This notebook will focus on `pd.concat()` and `pd.merge()`. The `pd.concat()`, by default, just combine dataframe along axis by adding all rows and collumns from both dataframes. if data miss mathced, it will return Missing Value In other words it is outer join. We can use inner join by specify `join='inner`  which all rows and column with missing value will be remove. Let's have a look:

In [13]:
# append df_2 to df_1 along the row axis
display(pd.concat([df_1, df_2], axis=0)) # default join is outer

Unnamed: 0,A,B,C,F
a,0,1,2.0,
b,3,4,5.0,
c,6,7,8.0,
d,9,10,11.0,
f,6,7,,8.0
e,9,10,,11.0
a,12,13,,14.0
b,15,16,,17.0


In [14]:
# appned df_2 to df_1 along the column axis with inner join
# it behaves like outer join with dropna=True
display(pd.concat([df_1, df_2], axis=0, join='inner'))

Unnamed: 0,A,B
a,0,1
b,3,4
c,6,7
d,9,10
f,6,7
e,9,10
a,12,13
b,15,16


In [15]:
# merger inner join for df_1 use name_1 and for df_2 use name_2
pd.merge(df_1, df_2, left_on='A', right_on='A', how='inner', suffixes=('_df1', '_df2')) # inner join is default

Unnamed: 0,A,B_df1,C,B_df2,F
0,6,7,8,7,8
1,9,10,11,10,11


In [16]:
# if we wan to do left outer join, full outer join, right outer, cross join, we can use how=:'left', 'right', 'outer', 'cross' respectively
pd.merge(df_1, df_2, left_on='A', right_on='A', how='left', suffixes=('_df1', '_df2'))

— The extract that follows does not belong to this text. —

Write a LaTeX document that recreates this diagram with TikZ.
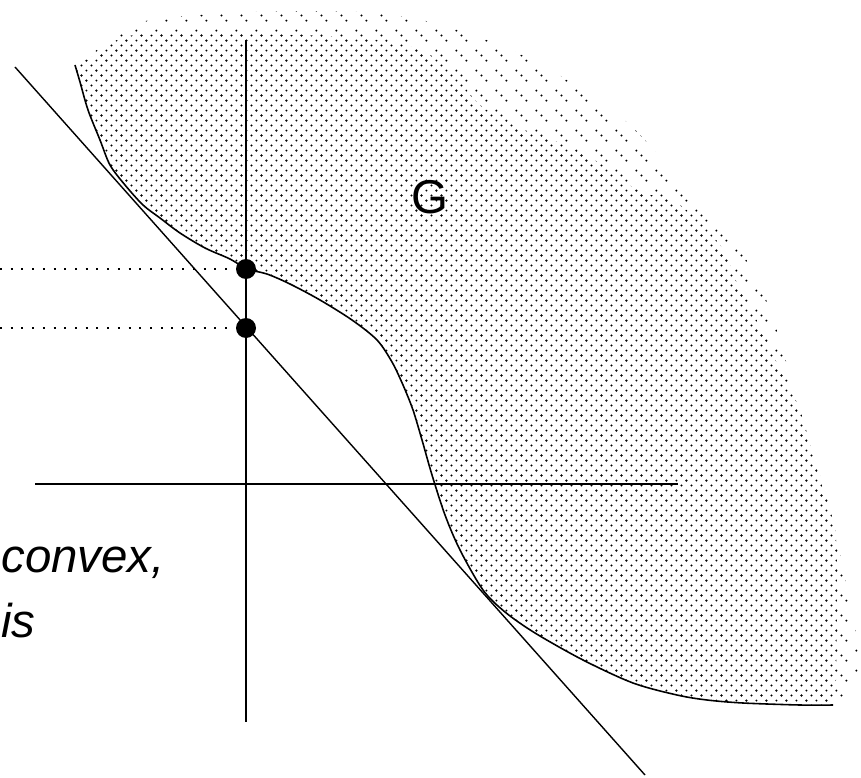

Unnamed: 0,A,B_df1,C,B_df2,F
0,0,1,2,,
1,3,4,5,,
2,6,7,8,7.0,8.0
3,9,10,11,10.0,11.0


In [17]:
pd.merge(df_1, df_2, left_on='A', right_on='A', how='right', suffixes=('_df1', '_df2'))

Unnamed: 0,A,B_df1,C,B_df2,F
0,6,7.0,8.0,7,8
1,9,10.0,11.0,10,11
2,12,,,13,14
3,15,,,16,17


As we can see from above example, the difference between `pd.concat()` and `pd.merge()` is that `pd.concat()` just append/stack dataframe along axis the result can be union or intersection of both dataframes. `pd.merge()` is more like SQL join, it can merge dataframes based on common column or index. The result can be inner, outer, left or right join. It is depend on tasks in hands and nature of data, we can decide which method to use. 

## 4. Conclusion
This notebook is a personal point of view about one of widely use library in Python for data manipulation and analysis, Pandas. In short, it can be said that Pandas is an numpy with header and index. It can indexing data using label or postional locations. It can perform operation similar to SQL and Numpy. The basic data strucutre is `Series`; the combination of `Series` is `DataFrame`. Mastering Pandas skills will accelerate a lots of tasks in data handling and analysis.

Pandas is powerful tool for data handling and analysis as well as visualisation. I reserve this topic for next notebook. I hope this notebook is helpful for those who are new to Pandas. If you have any question or suggestion, feel free to ask. Thank you for reading.

In [18]:
end = time.time()
print(f'Execution time: {end - start:.2f} s')

Execution time: 0.21 s